National Catholic Register


Why Are The Feds Banning E-Readers?

BY Pat Archbold

| Posted 8/8/10 at 7:26 PM


Sometimes the federal government does something so laughably moronic, that one has to stop and ask the question “Are they really that dumb or is something else going on?”

Here is the setup.  Recently a number of universities around the country decided to take a look at using some modern technology in the classroom in an effort to save money.  These universities took part in an experimental program to allow students to use the Amazon Kindle for textbooks.  As you know, many people now use e-readers like the Kindle or the Nook as a replacement for traditional printed books.  There are many reasons for this including cost, environmental impact, and convenience.  Further, anyone who has gone to college understands the high cost of textbooks and would likely support any way to reduce this large expense.

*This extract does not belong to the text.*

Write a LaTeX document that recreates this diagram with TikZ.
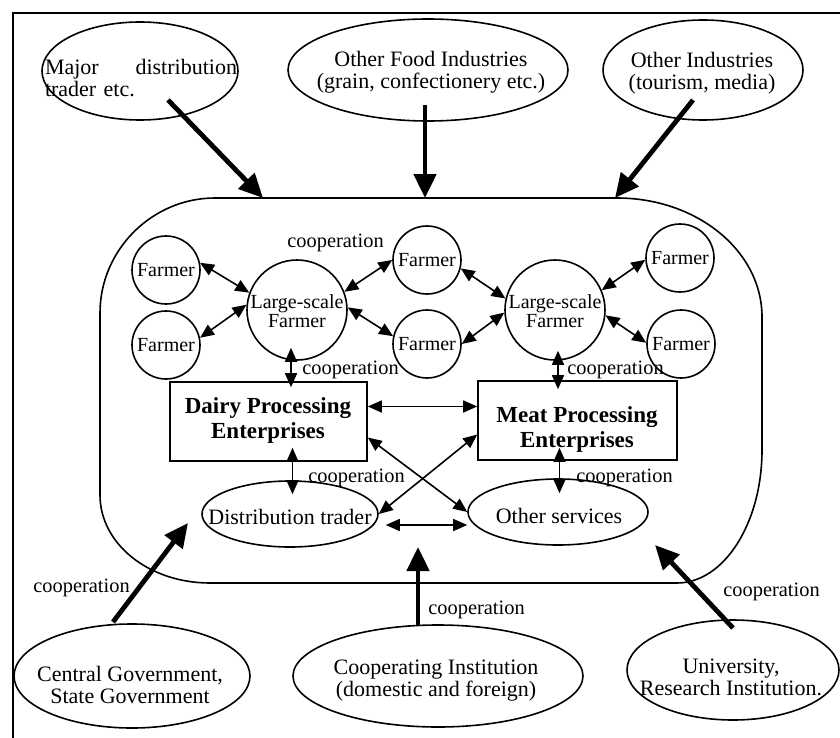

Here is the pathetic punchline.  For conducting this experiment with the Kindle, Obama’s Department of Justice threatened legal action against the universities.  The ridiculous contention of the Obama administration is that the Kindle and e-readers violate the Americans With Disabilities Act.  Why?  Because the blind can’t easily use them.

Now the first thing that would pop into the minds of anybody with a third grade education and that does not work for the government is this simple question.  If e-readers discriminate against the blind, do not traditional textbooks discriminate equally?  The obvious answer is yes.

This line of reasoning is so absurd that it is hard to believe that even federal employees could be this myopic and moronic.  So it begs the question:  What might be the real motivation here?  What else could be at stake that the government would prefer to be considered neo-luddites rather than reveal their true motivation?

Warner Todd Huston, writing at Gateway Pundit suggests that the real motivation may be money.  That universities and professors make gobs of money off forcing students to by expensively priced textbooks authored by their professors.

While this is true, I don’t think that this really speaks to the motivation of the federal government.  After-all, it was the universities who wanted to try this and the federal government that put a stop to it.

I posit another and perhaps more nefarious reason.  I think that the federal government is adamantly opposed to the use of e-readers as an alternative to textbooks for fear of loss of control.  This loss of control is not so much at the university level but at much younger levels.  The universities just happened to be the first ones to try.

Publishing a textbook is a very expensive proposition.  So text-book publishers need to be sure that they will sell.  This fact limits choices to school boards across the country.  Control over curriculum is driven by the limited choices in textbooks.  Individual school boards that are unhappy with the choices can do very little about it because they do not constitute enough of a market to be worthwhile to publishers to provide alternatives.  So school boards are forced to pick their poison.

A great deal of control over curriculum nationwide is exerted through textbook control.  Education is critical to progressives.  Remember, those who control education, control the culture.

This explains why progressive educators nationwide were up in arms recently about State government mandated changes to textbooks in Texas.  The market for textbooks in Texas is so large, that publishers would have to meet the demands.  Once these textbooks were published for Texas, publishers would naturally try to sell them to school districts elsewhere as well and political progressives domination of textbooks would be in jeopardy.  This is why the Texas curriculum story was a national story.

So now imagine the impact that e-readers could have on the primary and secondary textbook industry.  A large part of the cost of textbooks and a key factor in limiting the variety of textbooks available is the actual printing costs.  If printing costs were substantially reduced or even eliminated, textbook publishers would be much more free to create custom textbooks more acceptable to school boards across the country and in particular those red states in flyover country.

If the cost of publishing textbooks was substantially reduced by using e-readers, publishers could and likely would make alternative textbooks, with a more culturally and socially conservative bent, available to school districts nationwide.  With absolutely no need to reprint in order to strike or change anything offensive, it would be easy.

I posit that the democratization of the textbook industry, and consequently ideas and beliefs, might be the real fear of the administration.  I suppose that the administration would prefer people believe that they are backward and bureaucratic rather than reveal their true intent in banning e-readers.

They might not be neo-luddites after all, they might be Stalinists.